Two Hudson bombers had also been despatched for spotting purposes, one turning back with mechanical problems and the second being plagued by communications difficulties and unable to make radio contact with the cruiser. The pilot did, however, drop his bomb load of incendiaries on the airfield, destroying a Ju 52 of Stab/KG 30 and providing a small conflagration for targeting purposes. With dawn edging nearer, HMS Suffolk opened fire at 0515hrs on 17 April, and over the next forty-nine minutes 217 8in shells were fired towards that airfield at a range of 20,000 yards.
A Junkers Ju 88 of I./KG 30 following a forced landing. The nose insignia displays the plunging eagle of the Geschwader, while the umbrella in crosshairs on the starboard engine indicates the aircraft is from I Gruppe.
Despite the Hudson crew’s best efforts, the shells missed Stavanger-Sola Airfield, overshooting and instead hitting the Sola seaplane base just to the north. The operational readiness of the Küstenflieger aircraft thus far moved to Stavanger was relatively slight, owing to a severe shortage of ground staff and the great demands made both on the available personnel and material. While aircraft attacks had thus far caused little extra disruption, Suffolk’s shellfire destroyed buildings (including the commander’s house), a truck, two fuel stores, four He 115s of 1./ Kü.Fl.Gr. 106 and three He 59s that had been taken on to the strength of KGr.z.b.V. 108 as transport aircraft. All light and power installations were also disabled, hampering initial German damage control efforts.
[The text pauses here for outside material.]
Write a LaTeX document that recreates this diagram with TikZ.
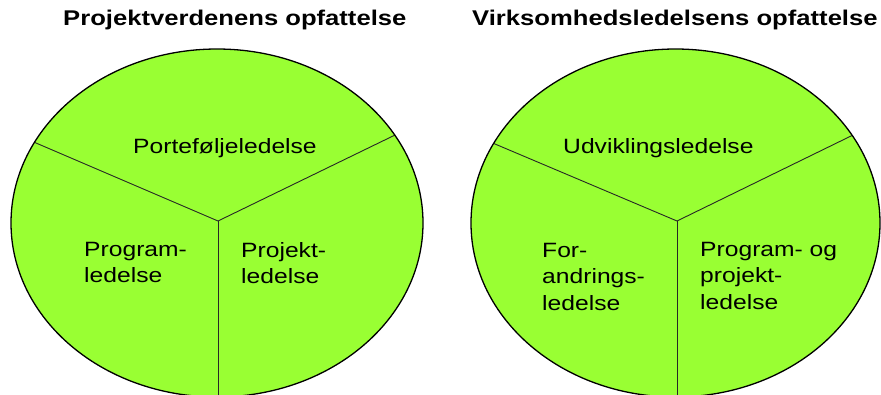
\documentclass[tikz,border=0pt]{standalone}
\usepackage{fontspec}
\setmainfont{Liberation Sans}
\usetikzlibrary{calc}
\definecolor{pie}{HTML}{99FF33}
\begin{document}
\begin{tikzpicture}[x=1pt,y=-1pt,
  title/.style={anchor=base west,inner sep=0pt,xscale=1.203,font=\bfseries\fontsize{21.3}{25}\selectfont},
  lbl/.style={anchor=north west,inner sep=0pt,xscale=1.19,align=left,font=\fontsize{20.7}{26.5}\selectfont},
  divider/.style={draw=black!85,line width=0.9pt},
  rim/.style={draw=black,line width=1.3pt}]
\useasboundingbox (0,0) rectangle (881,394);
\clip (0,0) rectangle (881,394);
% left pie
\fill[pie] (217,223) ellipse [x radius=206,y radius=174];
\coordinate (Lhub) at (218,221);
\coordinate (Lw) at (36,143);
\coordinate (Le) at (393,136);
\coordinate (Ls) at (218,420);
\begin{scope}
\clip (217,223) ellipse [x radius=206,y radius=174];
\draw[divider] (Lhub) -- ($(Lhub)!1.05!(Lw)$);
\draw[divider] (Lhub) -- ($(Lhub)!1.05!(Le)$);
\draw[divider] (Lhub) -- (Ls);
\end{scope}
\draw[rim] (217,223) ellipse [x radius=206,y radius=174];
% right pie
\fill[pie] (675.5,223) ellipse [x radius=204.5,y radius=174];
\coordinate (Rhub) at (677,221);
\coordinate (Rw) at (495,144);
\coordinate (Re) at (851,136);
\coordinate (Rs) at (677,420);
\begin{scope}
\clip (675.5,223) ellipse [x radius=204.5,y radius=174];
\draw[divider] (Rhub) -- ($(Rhub)!1.05!(Rw)$);
\draw[divider] (Rhub) -- ($(Rhub)!1.05!(Re)$);
\draw[divider] (Rhub) -- (Rs);
\end{scope}
\draw[rim] (675.5,223) ellipse [x radius=204.5,y radius=174];
% titles
\node[title] (t1) at (63,25) {Projektverdenens opfattelse};
\node[title] (t2) at (472,25) {Virksomhedsledelsens opfattelse};
% labels left
\node[lbl] (p1) at (133,138) {Porteføljeledelse};
\node[lbl] (p2) at (84,242) {Program-\\ledelse};
\node[lbl] (p3) at (241,242) {Projekt-\\ledelse};
% labels right
\node[lbl] (q1) at (563,138) {Udviklingsledelse};
\node[lbl] (q2) at (542,243) {For-\\andrings-\\ledelse};
\node[lbl] (q3) at (700,242) {Program- og\\projekt-\\ledelse};
\end{tikzpicture}
\end{document}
However, the British ships were not to escape without retaliation, and reconnaissance aircraft scoured the area for the attackers, a Do 18 of 2./Kü.Fl.Gr. 106 sighting HMS Suffolk as the cruiser was west of Haugesund and driving hard for Britain. Geisler’s bombers were swiftly readied and ten He 111s from I./KG 26 spearheaded an attack, eight focussing on Suffolk and the remaining pair attempting to bomb the escorting destroyers. The only damage caused was to HMS Kipling, from two near-misses that cracked engine mounts and disabled the aft torpedoes. Two torpedo-carrying He 115s of 3./Kü.Fl.Gr. 506 also attempted an attack, but weather conditions prevented them from launching their weapons successfully. Dornier Do 18s maintained contact with the speeding British ships as weather gradually began to clear, until the warships sailed under a virtually cloudless sky, the sun rising to allow excellent visibility to the west in the North Sea.
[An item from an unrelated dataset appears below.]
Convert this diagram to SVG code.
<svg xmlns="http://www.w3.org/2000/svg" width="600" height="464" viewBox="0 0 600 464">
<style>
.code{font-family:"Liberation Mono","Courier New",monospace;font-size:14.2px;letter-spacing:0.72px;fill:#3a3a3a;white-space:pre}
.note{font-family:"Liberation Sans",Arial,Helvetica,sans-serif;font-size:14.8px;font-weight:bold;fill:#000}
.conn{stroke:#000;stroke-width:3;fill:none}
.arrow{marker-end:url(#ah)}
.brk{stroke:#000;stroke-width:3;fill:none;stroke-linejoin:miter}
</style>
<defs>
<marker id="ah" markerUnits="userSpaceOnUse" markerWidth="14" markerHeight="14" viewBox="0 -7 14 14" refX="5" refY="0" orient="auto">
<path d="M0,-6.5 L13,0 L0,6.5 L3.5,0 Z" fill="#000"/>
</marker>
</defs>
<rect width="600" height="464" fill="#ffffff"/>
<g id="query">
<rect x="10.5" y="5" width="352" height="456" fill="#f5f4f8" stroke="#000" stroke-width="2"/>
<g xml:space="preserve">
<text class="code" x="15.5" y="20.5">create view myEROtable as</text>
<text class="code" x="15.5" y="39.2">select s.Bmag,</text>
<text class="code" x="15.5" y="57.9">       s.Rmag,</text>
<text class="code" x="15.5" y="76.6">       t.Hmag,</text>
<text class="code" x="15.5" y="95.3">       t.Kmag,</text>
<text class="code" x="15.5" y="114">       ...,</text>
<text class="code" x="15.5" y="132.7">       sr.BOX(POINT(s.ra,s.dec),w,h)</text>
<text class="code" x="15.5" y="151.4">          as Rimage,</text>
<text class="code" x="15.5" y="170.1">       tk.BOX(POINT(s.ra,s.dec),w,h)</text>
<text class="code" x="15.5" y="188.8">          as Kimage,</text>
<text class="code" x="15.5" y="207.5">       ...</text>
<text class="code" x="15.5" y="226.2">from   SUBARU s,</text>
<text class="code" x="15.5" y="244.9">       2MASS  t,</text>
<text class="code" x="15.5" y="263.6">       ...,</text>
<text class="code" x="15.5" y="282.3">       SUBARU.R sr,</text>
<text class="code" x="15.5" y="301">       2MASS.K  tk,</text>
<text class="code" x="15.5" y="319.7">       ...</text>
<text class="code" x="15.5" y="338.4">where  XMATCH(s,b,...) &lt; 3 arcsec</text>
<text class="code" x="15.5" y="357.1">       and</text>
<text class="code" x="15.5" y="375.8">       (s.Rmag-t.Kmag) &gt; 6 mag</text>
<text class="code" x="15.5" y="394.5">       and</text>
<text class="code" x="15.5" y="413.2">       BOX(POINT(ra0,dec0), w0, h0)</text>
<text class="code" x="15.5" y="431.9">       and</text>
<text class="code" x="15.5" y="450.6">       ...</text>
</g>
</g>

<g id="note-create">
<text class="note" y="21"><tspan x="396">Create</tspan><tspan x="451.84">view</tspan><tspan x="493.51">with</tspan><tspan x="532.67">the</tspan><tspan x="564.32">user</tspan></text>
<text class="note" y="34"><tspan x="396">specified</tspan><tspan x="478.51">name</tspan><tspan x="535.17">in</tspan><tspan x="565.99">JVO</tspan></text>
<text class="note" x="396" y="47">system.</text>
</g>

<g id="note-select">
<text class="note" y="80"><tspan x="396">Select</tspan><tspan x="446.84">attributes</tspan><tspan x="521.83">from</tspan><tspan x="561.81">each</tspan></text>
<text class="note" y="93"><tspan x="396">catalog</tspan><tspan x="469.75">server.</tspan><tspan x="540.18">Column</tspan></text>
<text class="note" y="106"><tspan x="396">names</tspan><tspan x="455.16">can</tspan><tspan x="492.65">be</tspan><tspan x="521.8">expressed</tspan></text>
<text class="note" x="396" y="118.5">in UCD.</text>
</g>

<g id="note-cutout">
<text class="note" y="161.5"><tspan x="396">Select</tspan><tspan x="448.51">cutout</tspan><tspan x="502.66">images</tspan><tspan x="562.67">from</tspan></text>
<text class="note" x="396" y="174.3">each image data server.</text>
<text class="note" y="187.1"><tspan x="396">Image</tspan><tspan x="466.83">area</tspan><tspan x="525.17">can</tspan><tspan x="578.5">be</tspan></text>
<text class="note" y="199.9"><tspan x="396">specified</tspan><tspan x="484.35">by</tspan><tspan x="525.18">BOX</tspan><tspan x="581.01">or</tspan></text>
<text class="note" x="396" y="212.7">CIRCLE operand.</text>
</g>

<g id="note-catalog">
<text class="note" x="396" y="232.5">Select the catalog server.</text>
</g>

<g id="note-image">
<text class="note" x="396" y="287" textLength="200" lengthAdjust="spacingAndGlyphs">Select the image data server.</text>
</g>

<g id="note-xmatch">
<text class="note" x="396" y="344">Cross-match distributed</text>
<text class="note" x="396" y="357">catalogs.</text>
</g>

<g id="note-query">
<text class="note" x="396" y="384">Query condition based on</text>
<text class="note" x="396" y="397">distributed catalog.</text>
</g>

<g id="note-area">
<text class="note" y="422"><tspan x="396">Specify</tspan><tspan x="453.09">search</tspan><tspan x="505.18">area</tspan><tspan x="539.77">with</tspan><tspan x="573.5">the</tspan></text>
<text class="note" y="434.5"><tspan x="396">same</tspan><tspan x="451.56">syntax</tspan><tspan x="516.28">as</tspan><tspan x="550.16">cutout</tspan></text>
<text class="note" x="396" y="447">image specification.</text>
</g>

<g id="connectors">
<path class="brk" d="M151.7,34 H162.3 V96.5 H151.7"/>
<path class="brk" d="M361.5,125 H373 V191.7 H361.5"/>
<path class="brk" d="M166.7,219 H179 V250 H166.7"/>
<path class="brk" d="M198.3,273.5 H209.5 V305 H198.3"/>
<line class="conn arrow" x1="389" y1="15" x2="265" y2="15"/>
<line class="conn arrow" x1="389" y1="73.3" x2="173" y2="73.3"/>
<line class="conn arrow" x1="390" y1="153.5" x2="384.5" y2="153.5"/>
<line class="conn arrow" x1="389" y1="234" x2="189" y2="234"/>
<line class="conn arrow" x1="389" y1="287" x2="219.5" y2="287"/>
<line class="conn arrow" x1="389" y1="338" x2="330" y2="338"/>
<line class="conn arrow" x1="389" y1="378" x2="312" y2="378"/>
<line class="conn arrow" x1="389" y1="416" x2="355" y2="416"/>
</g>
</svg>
Fighter cover for the retreating ships had been arranged with Coastal Command, though only two of three planned Blenheims took off, and were soon sent on a wild goose chase against imaginary German destroyers. One of the Blenheims reached Bergen and made a low-level strafing run against He 59D seaplanes of KGr.z.b.V. 108, before being attacked and driven away by a defending Bf 110. Meanwhile, the planned Blenheim noon attack on Stavanger Airfield did take place, destroying a Bf 110C of 1./ZG 76 and a single Ju 52 and killing two Luftwaffe ground crew, though it failed to have any detrimental effect on Luftwaffe retaliation against the ships of Operation Duck as KG 30 added its weight to the attack.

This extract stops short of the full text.